По существу Перовский был прав. Составитель донесения арзамасец Блудов и готовивший черновой материал правитель дел комиссии Боровков и в самом деле старались смягчить формулировки, подбирать факты, свидетельствующие в пользу обвиняемых. Более того, сам император разрывался между желанием представить заговорщиков законченными извергами и благоразумной для главы государства мыслью, что обилие извергов, убежденных тираноборцев, обнаружившихся в его империи, не свидетельствует о прочности и популярности режима. Потому он предпочел, чтобы многие заговорщики предстали перед миром именно заблудшими, вздорными, нелепыми в своих мечтаниях и к тому же быстро прозревшими и раскаявшимися.
Меморандум Перовского не имел никаких последствий. Но что же заставило умного, талантливого и порядочного человека выступить доносчиком на Следственную комиссию, требовать для побежденных безоговорочной репутации злодеев, недостойных снисхождения?
И Жуковский, и Карамзин, и Калайдович, и Перовский, и многие другие, вчера еще гуманные и терпимые люди, были совершенно искренны в своем ужасе, негодовании, жажде сильных мер. И нужно было иметь незаурядное мужество и политическую трезвость, чтобы даже наедине с собой признать жертвенность, бескорыстие и осмысленность попытки 14 декабря…
Сознавая, что письмо его скорее всего будет перлюстрировано, Пушкин написал Жуковскому в конце января 1826 года: «…Легко, может, уличат меня в политических разговорах с кем-нибудь из обвиненных. А между ими друзей моих довольно… Теперь положим, что правительство захочет прекратить мою опалу, с ним я готов условливаться (буде условия необходимы), но вам решительно говорю не отвечать и не ручаться за меня. Мое будущее поведение зависит от обстоятельств, от обхождения со мною правительства etc.
Итак, остается тебе положиться на мое благоразумие. Ты можешь требовать от меня свидетельств об этом новом качестве. Вот они.
В Кишиневе я был дружен с майором Раевским, с генералами Пущиным и Орловым.
Я был масон в Кишиневской ложе, т. е. в той, за которую уничтожены в России все ложи.
Я, наконец, был в связи с большею частию нынешних заговорщиков…
Письмо это неблагоразумно, конечно, но должно же доверять иногда и счастию…
Прежде чем сожжешь это письмо, покажи его Карамзину и посоветуйся с ним».
Дело тут не в политической общности с заговорщиками, а в представлении о том, как вести себя по отношению к падшим.
Через неделю он писал Дельвигу: «С нетерпением ожидаю решения участи несчастных и обнародования заговора.

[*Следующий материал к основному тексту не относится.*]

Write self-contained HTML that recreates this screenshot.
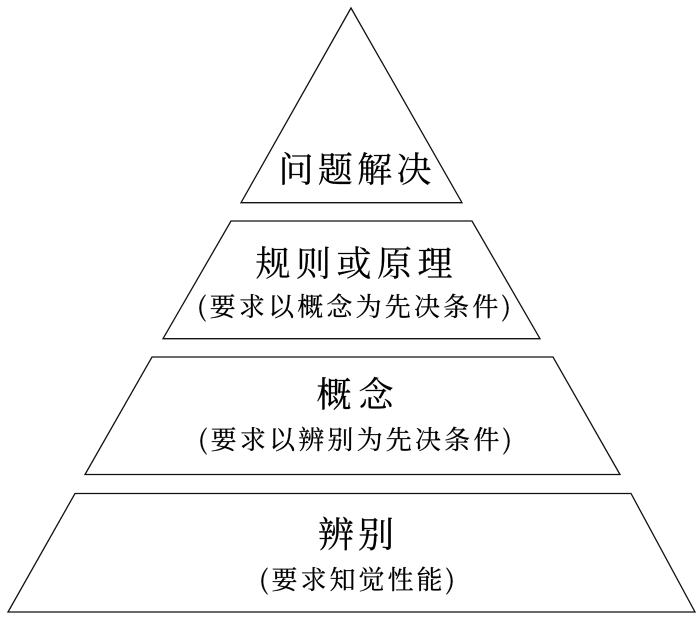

Твердо надеюсь на великодушие молодого нашего царя». Еще через две недели: «Мне сказывали, что 20, то есть сегодня, участь их должна решиться — сердце не на месте; но крепко надеюсь на милость царскую».
Будучи сам на краю гибели, он ни единого раза в своих обреченных на перлюстрацию письмах не упрекнул ни в чем мятежников, не обвинил их даже в заблуждении. Он писал о них как о друзьях, впавших в несчастие.

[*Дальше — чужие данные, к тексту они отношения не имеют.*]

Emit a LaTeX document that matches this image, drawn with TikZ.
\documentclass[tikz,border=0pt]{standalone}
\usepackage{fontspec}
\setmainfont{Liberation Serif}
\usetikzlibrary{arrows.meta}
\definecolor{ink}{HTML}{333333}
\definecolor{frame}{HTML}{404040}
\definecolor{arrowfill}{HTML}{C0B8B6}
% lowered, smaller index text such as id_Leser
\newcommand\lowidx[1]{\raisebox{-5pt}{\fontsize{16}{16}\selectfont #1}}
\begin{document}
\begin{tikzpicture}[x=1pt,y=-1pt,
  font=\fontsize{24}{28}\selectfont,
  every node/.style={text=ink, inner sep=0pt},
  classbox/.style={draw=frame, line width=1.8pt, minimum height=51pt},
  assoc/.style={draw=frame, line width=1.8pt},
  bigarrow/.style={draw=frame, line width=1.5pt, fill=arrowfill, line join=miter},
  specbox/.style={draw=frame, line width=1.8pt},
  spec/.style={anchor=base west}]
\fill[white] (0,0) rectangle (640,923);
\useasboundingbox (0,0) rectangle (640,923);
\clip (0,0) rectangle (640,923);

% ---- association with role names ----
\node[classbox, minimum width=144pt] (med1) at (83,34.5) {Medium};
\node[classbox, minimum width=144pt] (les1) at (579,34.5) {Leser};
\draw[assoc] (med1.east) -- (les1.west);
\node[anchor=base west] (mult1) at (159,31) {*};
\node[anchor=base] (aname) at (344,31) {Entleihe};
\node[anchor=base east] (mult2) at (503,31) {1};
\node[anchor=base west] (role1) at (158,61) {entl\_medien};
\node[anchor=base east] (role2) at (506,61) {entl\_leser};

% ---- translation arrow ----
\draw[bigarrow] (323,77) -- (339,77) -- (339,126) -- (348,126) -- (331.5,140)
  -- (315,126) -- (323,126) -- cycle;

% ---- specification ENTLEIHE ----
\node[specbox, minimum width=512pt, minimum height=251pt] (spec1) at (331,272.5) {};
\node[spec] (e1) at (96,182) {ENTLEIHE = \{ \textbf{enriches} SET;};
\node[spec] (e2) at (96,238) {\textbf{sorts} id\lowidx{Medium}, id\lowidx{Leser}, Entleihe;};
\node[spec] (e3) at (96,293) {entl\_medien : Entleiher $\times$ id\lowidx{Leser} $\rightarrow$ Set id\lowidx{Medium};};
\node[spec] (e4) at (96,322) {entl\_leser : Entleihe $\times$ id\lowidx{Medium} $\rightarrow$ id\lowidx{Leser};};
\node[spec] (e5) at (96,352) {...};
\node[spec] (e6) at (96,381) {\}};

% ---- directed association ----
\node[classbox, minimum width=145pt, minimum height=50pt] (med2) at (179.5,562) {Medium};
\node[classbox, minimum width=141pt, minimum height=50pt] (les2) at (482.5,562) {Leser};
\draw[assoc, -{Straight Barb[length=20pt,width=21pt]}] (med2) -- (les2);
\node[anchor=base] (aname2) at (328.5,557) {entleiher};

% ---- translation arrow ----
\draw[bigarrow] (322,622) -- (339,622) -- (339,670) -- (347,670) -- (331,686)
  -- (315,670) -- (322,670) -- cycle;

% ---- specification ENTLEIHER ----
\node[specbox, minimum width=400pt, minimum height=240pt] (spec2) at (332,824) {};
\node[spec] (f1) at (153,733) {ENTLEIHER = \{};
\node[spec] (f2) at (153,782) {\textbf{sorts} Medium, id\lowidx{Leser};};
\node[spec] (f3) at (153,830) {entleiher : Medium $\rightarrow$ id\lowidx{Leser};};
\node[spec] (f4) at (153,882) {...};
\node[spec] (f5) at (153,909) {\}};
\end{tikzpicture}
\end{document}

12 июня Вяземский отправил ему сообщение о смерти Карамзина, скорбно упрекнув за юношеские эпиграммы на историографа, написанные, как неосторожно выразился князь Петр Андреевич, «чтобы сорвать улыбку с некоторых сорванцов и подлецов». Он, безусловно, не имел в виду тех, кто сидел в казематах Петропавловской крепости в ожидании приговора. Но Пушкин напряженным своим сознанием воспринял фразу именно так. И был потрясен — ибо для него брань Вяземского явилась знаком всеобщего осуждения мятежников в обществе. Этого Пушкин не мог понять. Это было противно не только его политическим представлениям, но и представлениям о человеческой порядочности. И он ответил с пронзительной горечью: «Кого ты называешь сорванцами и подлецами? Ах, милый… слышишь обвинение, не слыша оправдания, и решишь: это Шемякин суд. Если уж Вяземский etc., так что же прочие? Грустно, брат, так грустно, что хоть сейчас в петлю».